Directly on the Grill
If you have a sturdy piece of fish on your hands, grilling it directly on the grill may be your best option. Giving off the perfect smokey flavor from the medium-high heat, Tilapia, sea bass, large shrimps, and lobster do well with this grilling technique. Think about the texture of a steak, as the meat is firm not flakey, and that is why it can handle the heavy heat.
If your tastebuds sing to a wood-like flavor, a wooden plank on the grill couldn’t be easier to use. Doable for an assortment of fish, from large Salmon pieces to small pieces of flounder, you can soak the wood in alder, maple, or cedar beforehand for a delectable meal.
Whipping up a piece of flounder or sole? These delicate filets cook extremely well with some help along the way, so grab some aluminum foil to make some old fashion pouches. What’s also great about aluminum pouches? Not only does the steam trap the heat to ensure there’s enriched flavor, but you can add ingredients like spices, herbs, and olive oil, and they will stay in place for the duration of cooking. If you’re wondering when the fish is done, use a fork to see it is flakey.
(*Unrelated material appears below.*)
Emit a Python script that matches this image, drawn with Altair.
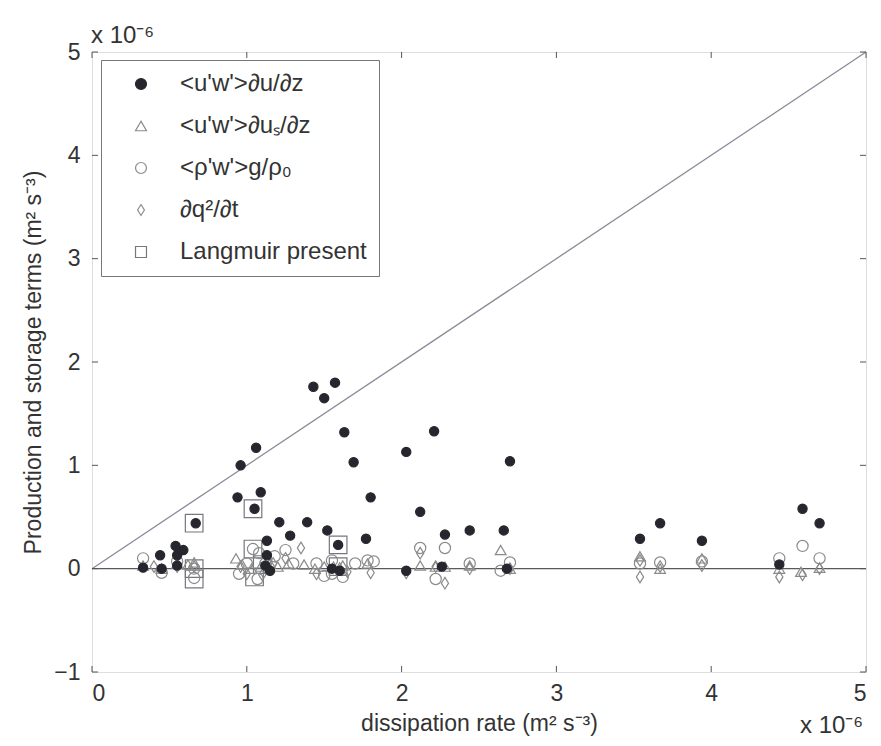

Calling all shellfish fans — shrimp, scallops, and even halibut, salmon, and swordfish grill excellently when applied to wooden skewers. Although, make sure you soak them in water before use. If you really want to get fancy, you can also add veggies or peppers to the skewers, and just like that, a full meal is prepared. Wooden skewers also provide a nice-looking presentation, so that’s a major plus. Compliments to the chef!
If you can handle the looks, fish cooked on the bone is flavor-packed, but that taste starts with properly seasoning the entire fish. including the insides. Try out this tactic with fish like trout, striped bass, tilapia, or sardines.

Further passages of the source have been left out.